Waldron, parte de la base de una crítica aguda, a lo que considera el movimiento del constitucionalismo. Que es para el autor, ni más ni menos que una concepción ideologizada para limitar o restringir el accionar político. Sitúa para ello, conceptos como "control judicial" o "supremacía judicial", que darán por tierra, con un hipotético fallo de un máximo tribunal, constituido por una minoría privilegiada y no electa popularmente (jueces) a una ley tratada y votada por el legislativo, instada a su vez por un ejecutivo electo por el soberano, o incluso propuesto por este mismo mediante recursos de la democracia directa (iniciativas populares).

 

Enriquece su posición teórica, comparando los sistemas de Estados Unidos y de Gran Bretaña, que a diferencia de lo que ocurre en Francia, otorgan al judicial, el sitial de poder, y con ello analiza las tensiones que oscilan intra-poderes y que para nosotros, acríticamente o sin posibilidad de objeción, devienen en el "republicanismo", hegemónico, que se blinda mediante el barniz, cuando no brochazo de bleque, consagrado bajo la democraticidad. 

 

Que la última instancia de las tensiones republicanas y por ende democráticas, acabe en la mesa de roble o de nogal, de un alto tribunal, para que los que no han sido votados, voten por mayoría simple, sí una norma proveniente de las entrañas del pueblo mismo, del líder del ejecutivo, votado para gobernar, habiendo sido tratado en diferentes instancias en un parlamento, constituído por representante, que están allí por mandato popular, es para Waldron, como para quién esto escribe, la cabal muestra del gobierno de los jueces.
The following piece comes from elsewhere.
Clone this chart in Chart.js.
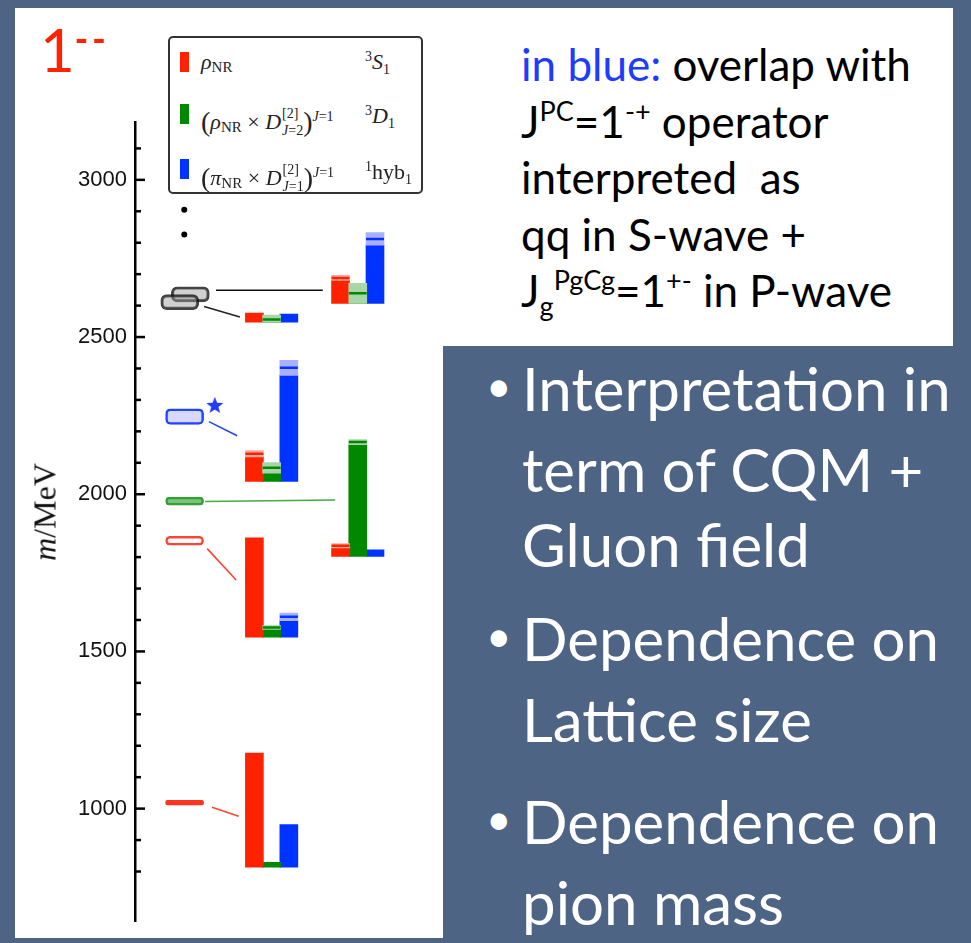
<!DOCTYPE html>
<html>
<head>
<meta charset="utf-8">
<script src="https://cdn.jsdelivr.net/npm/chart.js@4.4.1/dist/chart.umd.min.js"></script>
<style>
  body { margin: 0; width: 971px; height: 943px; background: #4e6484; position: relative; overflow: hidden; font-family: Lato, sans-serif; }
  .panel { position: absolute; background: #fff; }
  #chartWrap { position: absolute; left: 15px; top: 8px; width: 428px; height: 935px; }
  #title1 { position: absolute; left: 40px; top: 19px; font-size: 60px; line-height: 60px; color: #ff2200; }
  #title1 sup { font-size: 36px; font-weight: 900; line-height: 0; vertical-align: 20px; letter-spacing: 4px; margin-left: 0; }
  #ylab { position: absolute; left: 45px; top: 512px; transform: translate(-50%, -50%) rotate(-90deg); white-space: nowrap;
          font-family: "Liberation Serif", serif; font-size: 32px; color: #111; }
  #legend { position: absolute; left: 168px; top: 36px; width: 255px; height: 158px; box-sizing: border-box;
            border: 2px solid #333; border-radius: 5px; background: #fff; font-family: "Liberation Serif", serif; color: #222; }
  #legend .sw { position: absolute; left: 10px; width: 9px; height: 20px; }
  #legend .tx { position: absolute; left: 31px; font-size: 22px; line-height: 22px; white-space: nowrap; }
  #legend .qn { position: absolute; left: 195px; font-size: 22px; line-height: 22px; white-space: nowrap; }
  #legend sub, #legend sup { font-size: 14px; line-height: 0; }
  #legend .nr { font-size: 15px; position: relative; top: 3px; }
  #legend .par { font-size: 28px; position: relative; top: 2px; }
  #legend .ss { display: inline-flex; flex-direction: column; font-size: 14px; line-height: 17px; vertical-align: 11px; margin-left: 1px; }
  #note { position: absolute; left: 521px; top: 36px; font-size: 44px; line-height: 56.5px; color: #000; white-space: nowrap; }
  #note sup { font-size: 27px; line-height: 0; vertical-align: 17px; }
  #note sub { font-size: 27px; line-height: 0; vertical-align: -9px; }
  .bullet { position: absolute; left: 486px; width: 480px; font-size: 60px; line-height: 75px; color: #fff;
            padding-left: 36px; text-indent: -36px; white-space: nowrap; }
  .bullet .dot { display: inline-block; width: 36px; text-indent: 0; font-size: 44px; position: relative; top: -9px; }
</style>
</head>
<body>
<div class="panel" style="left:15px; top:8px; width:938px; height:338px;"></div>
<div class="panel" style="left:15px; top:8px; width:428px; height:930px;"></div>

<div id="chartWrap"><canvas id="massChart" width="428" height="935"></canvas></div>

<div id="title1">1<sup>--</sup></div>
<div id="ylab"><i>m</i>/MeV</div>

<div id="legend">
  <div class="sw" style="top:14px; background:#ff2200;"></div>
  <div class="tx" style="top:13px;"><i>ρ</i><span class="nr">NR</span></div>
  <div class="qn" style="top:13px;"><sup>3</sup><i>S</i><sub>1</sub></div>

  <div class="sw" style="top:66px; background:#008800;"></div>
  <div class="tx" style="top:67px;"><span class="par">(</span><i>ρ</i><span class="nr">NR</span> × <i>D</i><span class="ss"><span>[2]</span><span><i>J</i>=2</span></span><span class="par">)</span><sup><i>J</i>=1</sup></div>
  <div class="qn" style="top:67px;"><sup>3</sup><i>D</i><sub>1</sub></div>

  <div class="sw" style="top:121px; background:#0033ff;"></div>
  <div class="tx" style="top:123px;"><span class="par">(</span><i>π</i><span class="nr">NR</span> × <i>D</i><span class="ss"><span>[2]</span><span><i>J</i>=1</span></span><span class="par">)</span><sup><i>J</i>=1</sup></div>
  <div class="qn" style="top:123px;"><sup>1</sup>hyb<sub>1</sub></div>
</div>

<div id="note">
  <div><span style="color:#1e3cff;">in blue:</span> overlap with</div>
  <div>J<sup>PC</sup>=1<sup>-+</sup> operator</div>
  <div>interpreted&nbsp; as</div>
  <div>qq in S-wave +</div>
  <div>J<sub>g</sub><sup>PgCg</sup>=1<sup>+-</sup> in P-wave</div>
</div>

<div class="bullet" style="top:351px;"><span class="dot">•</span>Interpretation in<br>term of CQM +<br>Gluon field</div>
<div class="bullet" style="top:601px;"><span class="dot">•</span>Dependence on<br>Lattice size</div>
<div class="bullet" style="top:784px;"><span class="dot">•</span>Dependence on<br>pion mass</div>

<script>
// axis ranges (MeV on y, bar columns on x)
const yMin = 640, yMax = 3184;
const xMin = -6.93, xMax = 10.28;
const yStep = 100, yLabelStep = 500;

// lattice states: base mass and bar column of each group
const stateMass = [814, 1545, 1802, 2041, 2547, 2607];
const stateCol = [0, 0, 5, 0, 0, 5];

// overlaps, drawn as bar tops (MeV) with their uncertainty
const rhoTop = [1177, 1861, 1836, 2129, 2576, 2688];
const rhoErr = [0, 0, 7, 10, 0, 8];
const rhoDTop = [829, 1576, 2166, 2084, 2556, 2639];
const rhoDErr = [0, 6, 8, 17, 14, 32];
const piDTop = [949, 1610, 1823, 2402, 2573, 2812];
const piDErr = [0, 12, 0, 24, 0, 20];

// experimental states on the left
const expX = [-4.05, -4.05, -4.05, -4.05, -3.72, -4.33];
const expMass = [1019, 1852, 1978, 2247, 2636, 2611];
const expErr = [7, 14, 13, 25, 24, 24];
const dotX = [-4.07, -4.07];
const dotMass = [2905, 2826];
const starX = [-2.3];
const starMass = [2284];

// lines linking experiment to lattice states
const linkX = [[-2.23, 3.97], [-2.92, -0.84], [-2.64, -1.0], [-2.85, 4.69], [-2.74, -1.06], [-2.46, -0.91]];
const linkMass = [[2649, 2649], [2597, 2564], [2231, 2186], [1977, 1982], [1827, 1727], [1004, 976]];
const linkColor = ['#111', '#222', '#2244ff', '#44aa44', '#ff4433', '#ff4433'];

const RED = '#ff2200', GREEN = '#008800', BLUE = '#0033ff';
const series = [
  {top: rhoTop, err: rhoErr, off: 0, solid: RED, light: '#ffa89c'},
  {top: rhoDTop, err: rhoDErr, off: 1, solid: GREEN, light: '#a8d6a8'},
  {top: piDTop, err: piDErr, off: 2, solid: BLUE, light: '#a9b1ff'}
];

const datasets = [];
series.forEach(s => {
  datasets.push({
    type: 'bar', order: 3, grouped: false, barThickness: 18, backgroundColor: s.solid,
    data: stateMass.map((b, i) => ({x: stateCol[i] + s.off, y: [b, Math.max(b, s.top[i] - s.err[i])]}))
  });
  datasets.push({
    type: 'bar', order: 2, grouped: false, barThickness: 18, backgroundColor: s.light,
    data: stateMass.map((b, i) => ({x: stateCol[i] + s.off, y: [Math.max(b, s.top[i] - s.err[i]), s.top[i] + s.err[i]]}))
      .filter((d, i) => s.err[i] > 0)
  });
  datasets.push({
    type: 'scatter', order: 1, pointStyle: 'line', pointRadius: 9, pointBorderWidth: 2.5,
    pointBorderColor: s.solid, pointBackgroundColor: s.solid,
    data: stateMass.map((b, i) => ({x: stateCol[i] + s.off, y: s.top[i]})).filter((d, i) => s.err[i] > 0)
  });
});

datasets.push({
  type: 'bar', order: 2, grouped: false, barThickness: 38, borderSkipped: false,
  borderRadius: [3, 5, 5, 5, 6, 6],
  borderWidth: [0, 2.5, 2.5, 2.5, 2.5, 2.5],
  backgroundColor: ['#ff3322', '#ffffff', '#7cc27c', '#d6d8ff', 'rgba(150,150,150,0.45)', 'rgba(150,150,150,0.45)'],
  borderColor: ['#ff3322', '#ff4433', '#33a033', '#2244ff', 'rgba(20,20,20,0.8)', 'rgba(20,20,20,0.8)'],
  data: expMass.map((m, i) => ({x: expX[i], y: [m - expErr[i], m + expErr[i]]}))
});

linkX.forEach((xs, i) => {
  datasets.push({
    type: 'line', order: 5, borderColor: linkColor[i], borderWidth: i === 3 ? 1.5 : 1.6, pointRadius: 0,
    data: xs.map((x, j) => ({x: x, y: linkMass[i][j]}))
  });
});

datasets.push({
  type: 'scatter', order: 0, pointRadius: 3, pointBackgroundColor: '#000', pointBorderWidth: 0,
  data: dotX.map((x, i) => ({x: x, y: dotMass[i]}))
});

// filled five-point star used as point style
const star = document.createElement('canvas');
star.width = 18; star.height = 18;
(function () {
  const c = star.getContext('2d');
  c.fillStyle = '#1f3cff';
  c.beginPath();
  for (let k = 0; k < 10; k++) {
    const r = k % 2 ? 3.8 : 9, a = -Math.PI / 2 + k * Math.PI / 5;
    c.lineTo(9 + r * Math.cos(a), 9.8 + r * Math.sin(a));
  }
  c.closePath(); c.fill();
})();
datasets.push({
  type: 'scatter', order: 0, pointStyle: star,
  data: starX.map((x, i) => ({x: x, y: starMass[i]}))
});

// tick marks drawn inside the axis, long ones at labelled values
const innerTicks = {
  id: 'innerTicks',
  afterDraw(chart) {
    const s = chart.scales.y, ctx = chart.ctx;
    ctx.save();
    ctx.strokeStyle = '#000';
    ctx.lineWidth = 2.5;
    s.ticks.forEach(t => {
      if (t.value % yStep) return;
      const y = s.getPixelForValue(t.value);
      ctx.beginPath();
      ctx.moveTo(s.right, y);
      ctx.lineTo(s.right + (t.value % yLabelStep ? 6 : 10), y);
      ctx.stroke();
    });
    ctx.restore();
  }
};

new Chart(document.getElementById('massChart'), {
  type: 'bar',
  data: {datasets: datasets},
  plugins: [innerTicks],
  options: {
    responsive: false,
    animation: false,
    layout: {padding: {top: 114, bottom: 16, left: 0, right: 0}},
    plugins: {legend: {display: false}, tooltip: {enabled: false}},
    scales: {
      x: {type: 'linear', display: false, min: xMin, max: xMax, offset: false},
      y: {
        min: yMin, max: yMax,
        border: {display: true, color: '#000', width: 2.5},
        grid: {display: false, drawTicks: false},
        ticks: {
          stepSize: yStep, autoSkip: false, padding: 8, color: '#111',
          font: {family: 'Liberation Sans', size: 22},
          callback: v => (v % yLabelStep === 0 ? v : '')
        },
        afterFit: s => { s.width = 120; }
      }
    }
  }
});
</script>
</body>
</html>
O lo que expresábamos años antes que el autor citado, que la última ratio de las democracias, es el mojón del poder judicial, tal cómo ocurrió en Argentina, el 10 de septiembre de 1930, con la acordada de la Corte Suprema de Justicia de la Nación, que se constituyó en la doctrina jurídico-legal de los gobiernos de facto, y que a casi 100 años de ello, apenas, y muy pocos, cómo en este caso, ponemos en evidencia, para desterrar, filosófica y conceptualmente que la acción política jamás debiera ser un asunto del judicial, al que además habría que repensarlo no necesariamente como poder, sino como una mera administración de lo que pueda considerarse justo.

 

 

Por Francisco Tomás González Cabañas.